Data provided -
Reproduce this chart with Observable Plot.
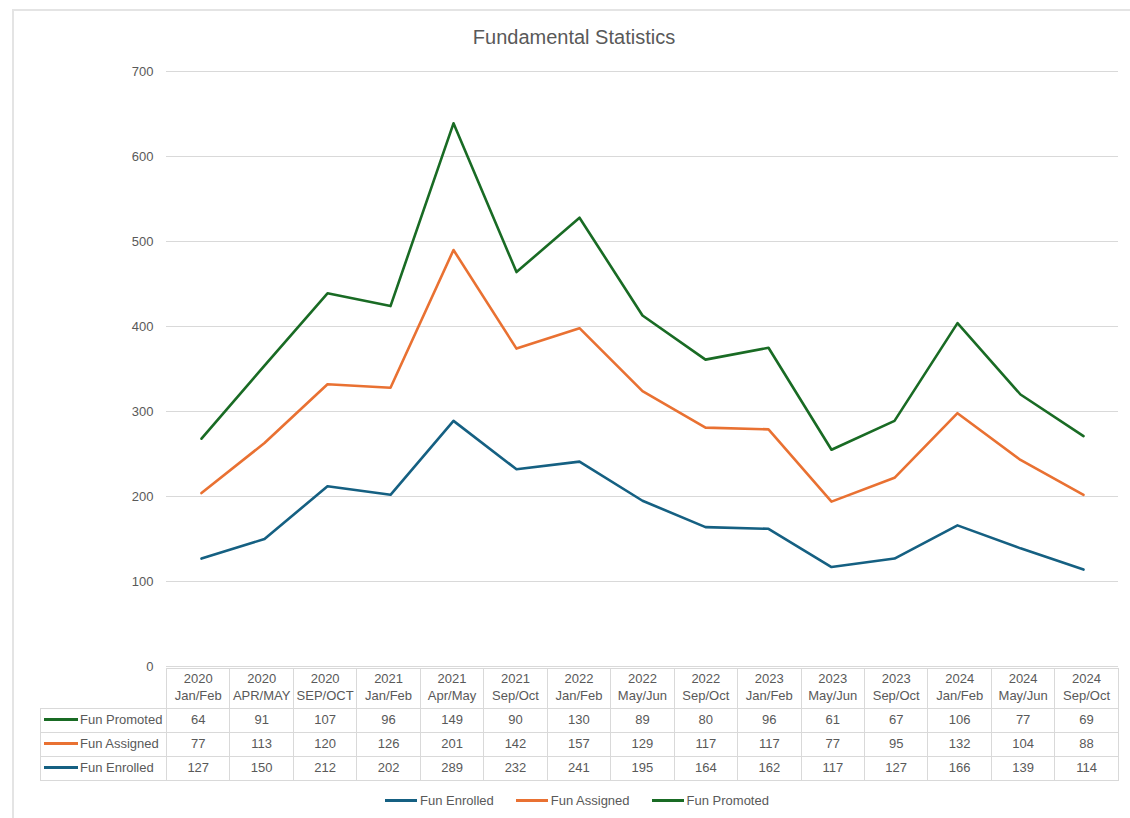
<!DOCTYPE html>
<html>
<head>
<meta charset="utf-8">
<script src="https://cdn.jsdelivr.net/npm/d3@7"></script>
<script src="https://cdn.jsdelivr.net/npm/@observablehq/plot@0.6"></script>
<style>
  html, body { margin: 0; padding: 0; background: #fff; }
  #wrap { position: relative; width: 1130px; height: 818px; overflow: hidden; font-family: "Liberation Sans", Arial, sans-serif; color: #595959; }
  #frame { position: absolute; left: 12px; top: 9px; width: 1130px; height: 820px; border-left: 2px solid #e4e4e4; border-top: 2px solid #e4e4e4; }
  #title { position: absolute; left: 12px; width: 1124px; top: 25px; height: 24px; line-height: 24px; text-align: center; font-size: 20px; color: #595959; }
  #chart { position: absolute; left: 0; top: 50px; }
  #chart svg { overflow: visible; }
  #tbl { position: absolute; left: 40px; top: 668px; border-collapse: collapse; table-layout: fixed; font-size: 13px; color: #595959; }
  #tbl td, #tbl th { border: 1px solid #d9d9d9; text-align: center; padding: 0; font-weight: normal; white-space: nowrap; overflow: hidden; }
  #tbl th { height: 36px; line-height: 17px; padding-bottom: 3px; }
  #tbl td { height: 21px; line-height: 21px; padding-bottom: 2px; }
  #tbl th.blank { border: none; }
  #tbl td.lab { text-align: left; padding-left: 3px; }
  .key { display: inline-block; width: 34px; height: 3px; vertical-align: middle; margin-right: 2px; position: relative; top: -1px; }
  #legend { position: absolute; left: 12px; width: 1130px; top: 790px; height: 20px; display: flex; justify-content: center; align-items: center; font-size: 13px; color: #595959; }
  #legend .item { display: flex; align-items: center; margin: 0 11px; }
  #legend .lkey { display: inline-block; width: 32px; height: 3px; margin-right: 3px; }
</style>
</head>
<body>
<div id="wrap">
  <div id="frame"></div>
  <div id="title">Fundamental Statistics</div>
  <div id="chart"></div>
  <table id="tbl"></table>
  <div id="legend"></div>
</div>
<script>
// ---- data ----
const years = ["2020","2020","2020","2021","2021","2021","2022","2022","2022","2023","2023","2023","2024","2024","2024"];
const periods = ["Jan/Feb","APR/MAY","SEP/OCT","Jan/Feb","Apr/May","Sep/Oct","Jan/Feb","May/Jun","Sep/Oct","Jan/Feb","May/Jun","Sep/Oct","Jan/Feb","May/Jun","Sep/Oct"];
const funEnrolled = [127,150,212,202,289,232,241,195,164,162,117,127,166,139,114];
const funAssigned = [77,113,120,126,201,142,157,129,117,117,77,95,132,104,88];
const funPromoted = [64,91,107,96,149,90,130,89,80,96,61,67,106,77,69];
const seriesNames = ["Fun Enrolled","Fun Assigned","Fun Promoted"];
const seriesColors = ["#156082","#E97132","#196B24"];
const yTicks = [0,100,200,300,400,500,600,700];

// ---- build table for Plot (stacked lines) ----
const labels = years.map((y, i) => y + " " + periods[i]);
const seriesValues = [funEnrolled, funAssigned, funPromoted];
const rows = [];
labels.forEach((lab, i) => {
  let cum = 0;
  seriesNames.forEach((s, k) => {
    cum += seriesValues[k][i];
    rows.push({period: lab, series: s, top: cum});
  });
});

const chart = Plot.plot({
  width: 1130,
  height: 618,
  marginLeft: 166,
  marginRight: 12,
  marginTop: 21,
  marginBottom: 2,
  style: {fontFamily: '"Liberation Sans", Arial, sans-serif', fontSize: "13px", color: "#595959", background: "transparent", overflow: "visible"},
  x: {type: "point", domain: labels, padding: 0.5, axis: null},
  y: {domain: [0, 700], axis: null, label: null},
  color: {domain: seriesNames, range: seriesColors},
  marks: [
    Plot.gridY(yTicks, {stroke: "#d9d9d9", strokeOpacity: 1, strokeWidth: 1}),
    Plot.axisY(yTicks, {tickSize: 0, tickPadding: 13, fontSize: 13, fill: "#595959", label: null}),
    Plot.line(rows, {x: "period", y: "top", z: "series", stroke: "series", strokeWidth: 2.6, strokeLinejoin: "round", strokeLinecap: "round"})
  ]
});
document.getElementById("chart").appendChild(chart);

// ---- data table ----
const tbl = document.getElementById("tbl");
const colW = (1118 - 166) / labels.length;
const cg = document.createElement("colgroup");
const c0 = document.createElement("col"); c0.style.width = "126px"; cg.appendChild(c0);
labels.forEach(() => { const c = document.createElement("col"); c.style.width = colW + "px"; cg.appendChild(c); });
tbl.appendChild(cg);
tbl.style.width = (126 + colW * labels.length) + "px";

const hr = document.createElement("tr");
const blank = document.createElement("th"); blank.className = "blank"; hr.appendChild(blank);
years.forEach((y, i) => {
  const th = document.createElement("th");
  th.innerHTML = y + "<br>" + periods[i];
  hr.appendChild(th);
});
tbl.appendChild(hr);

[2, 1, 0].forEach(k => {
  const tr = document.createElement("tr");
  const td = document.createElement("td"); td.className = "lab";
  const key = document.createElement("span"); key.className = "key"; key.style.background = seriesColors[k];
  td.appendChild(key);
  td.appendChild(document.createTextNode(seriesNames[k]));
  tr.appendChild(td);
  seriesValues[k].forEach(v => {
    const c = document.createElement("td"); c.textContent = v; tr.appendChild(c);
  });
  tbl.appendChild(tr);
});

// ---- legend ----
const leg = document.getElementById("legend");
seriesNames.forEach((s, k) => {
  const it = document.createElement("span"); it.className = "item";
  const kk = document.createElement("span"); kk.className = "lkey"; kk.style.background = seriesColors[k];
  it.appendChild(kk);
  it.appendChild(document.createTextNode(s));
  leg.appendChild(it);
});
</script>
</body>
</html>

Exercise directions - The listing above must be printed again exactly, minus its pictures.

Solution for this exercise -
Reproduce this chart with Observable Plot.
<!DOCTYPE html>
<html>
<head>
<meta charset="utf-8">
<script src="https://cdn.jsdelivr.net/npm/d3@7"></script>
<script src="https://cdn.jsdelivr.net/npm/@observablehq/plot@0.6"></script>
<style>
  html, body { margin: 0; padding: 0; background: #fff; }
  #wrap { position: relative; width: 1130px; height: 818px; overflow: hidden; font-family: "Liberation Sans", Arial, sans-serif; color: #595959; }
  #frame { position: absolute; left: 12px; top: 9px; width: 1130px; height: 820px; border-left: 2px solid #e4e4e4; border-top: 2px solid #e4e4e4; }
  #title { position: absolute; left: 12px; width: 1124px; top: 25px; height: 24px; line-height: 24px; text-align: center; font-size: 20px; color: #595959; }
  #chart { position: absolute; left: 0; top: 50px; }
  #chart svg { overflow: visible; }
  #tbl { position: absolute; left: 40px; top: 668px; border-collapse: collapse; table-layout: fixed; font-size: 13px; color: #595959; }
  #tbl td, #tbl th { border: 1px solid #d9d9d9; text-align: center; padding: 0; font-weight: normal; white-space: nowrap; overflow: hidden; }
  #tbl th { height: 36px; line-height: 17px; padding-bottom: 3px; }
  #tbl td { height: 21px; line-height: 21px; padding-bottom: 2px; }
  #tbl th.blank { border: none; }
  #tbl td.lab { text-align: left; padding-left: 3px; }
  .key { display: inline-block; width: 34px; height: 3px; vertical-align: middle; margin-right: 2px; position: relative; top: -1px; }
  #legend { position: absolute; left: 12px; width: 1130px; top: 790px; height: 20px; display: flex; justify-content: center; align-items: center; font-size: 13px; color: #595959; }
  #legend .item { display: flex; align-items: center; margin: 0 11px; }
  #legend .lkey { display: inline-block; width: 32px; height: 3px; margin-right: 3px; }
</style>
</head>
<body>
<div id="wrap">
  <div id="frame"></div>
  <div id="title">Fundamental Statistics</div>
  <div id="chart"></div>
  <table id="tbl"></table>
  <div id="legend"></div>
</div>
<script>
// ---- data ----
const years = ["2020","2020","2020","2021","2021","2021","2022","2022","2022","2023","2023","2023","2024","2024","2024"];
const periods = ["Jan/Feb","APR/MAY","SEP/OCT","Jan/Feb","Apr/May","Sep/Oct","Jan/Feb","May/Jun","Sep/Oct","Jan/Feb","May/Jun","Sep/Oct","Jan/Feb","May/Jun","Sep/Oct"];
const funEnrolled = [127,150,212,202,289,232,241,195,164,162,117,127,166,139,114];
const funAssigned = [77,113,120,126,201,142,157,129,117,117,77,95,132,104,88];
const funPromoted = [64,91,107,96,149,90,130,89,80,96,61,67,106,77,69];
const seriesNames = ["Fun Enrolled","Fun Assigned","Fun Promoted"];
const seriesColors = ["#156082","#E97132","#196B24"];
const yTicks = [0,100,200,300,400,500,600,700];

// ---- build table for Plot (stacked lines) ----
const labels = years.map((y, i) => y + " " + periods[i]);
const seriesValues = [funEnrolled, funAssigned, funPromoted];
const rows = [];
labels.forEach((lab, i) => {
  let cum = 0;
  seriesNames.forEach((s, k) => {
    cum += seriesValues[k][i];
    rows.push({period: lab, series: s, top: cum});
  });
});

const chart = Plot.plot({
  width: 1130,
  height: 618,
  marginLeft: 166,
  marginRight: 12,
  marginTop: 21,
  marginBottom: 2,
  style: {fontFamily: '"Liberation Sans", Arial, sans-serif', fontSize: "13px", color: "#595959", background: "transparent", overflow: "visible"},
  x: {type: "point", domain: labels, padding: 0.5, axis: null},
  y: {domain: [0, 700], axis: null, label: null},
  color: {domain: seriesNames, range: seriesColors},
  marks: [
    Plot.gridY(yTicks, {stroke: "#d9d9d9", strokeOpacity: 1, strokeWidth: 1}),
    Plot.axisY(yTicks, {tickSize: 0, tickPadding: 13, fontSize: 13, fill: "#595959", label: null}),
    Plot.line(rows, {x: "period", y: "top", z: "series", stroke: "series", strokeWidth: 2.6, strokeLinejoin: "round", strokeLinecap: "round"})
  ]
});
document.getElementById("chart").appendChild(chart);

// ---- data table ----
const tbl = document.getElementById("tbl");
const colW = (1118 - 166) / labels.length;
const cg = document.createElement("colgroup");
const c0 = document.createElement("col"); c0.style.width = "126px"; cg.appendChild(c0);
labels.forEach(() => { const c = document.createElement("col"); c.style.width = colW + "px"; cg.appendChild(c); });
tbl.appendChild(cg);
tbl.style.width = (126 + colW * labels.length) + "px";

const hr = document.createElement("tr");
const blank = document.createElement("th"); blank.className = "blank"; hr.appendChild(blank);
years.forEach((y, i) => {
  const th = document.createElement("th");
  th.innerHTML = y + "<br>" + periods[i];
  hr.appendChild(th);
});
tbl.appendChild(hr);

[2, 1, 0].forEach(k => {
  const tr = document.createElement("tr");
  const td = document.createElement("td"); td.className = "lab";
  const key = document.createElement("span"); key.className = "key"; key.style.background = seriesColors[k];
  td.appendChild(key);
  td.appendChild(document.createTextNode(seriesNames[k]));
  tr.appendChild(td);
  seriesValues[k].forEach(v => {
    const c = document.createElement("td"); c.textContent = v; tr.appendChild(c);
  });
  tbl.appendChild(tr);
});

// ---- legend ----
const leg = document.getElementById("legend");
seriesNames.forEach((s, k) => {
  const it = document.createElement("span"); it.className = "item";
  const kk = document.createElement("span"); kk.className = "lkey"; kk.style.background = seriesColors[k];
  it.appendChild(kk);
  it.appendChild(document.createTextNode(s));
  leg.appendChild(it);
});
</script>
</body>
</html>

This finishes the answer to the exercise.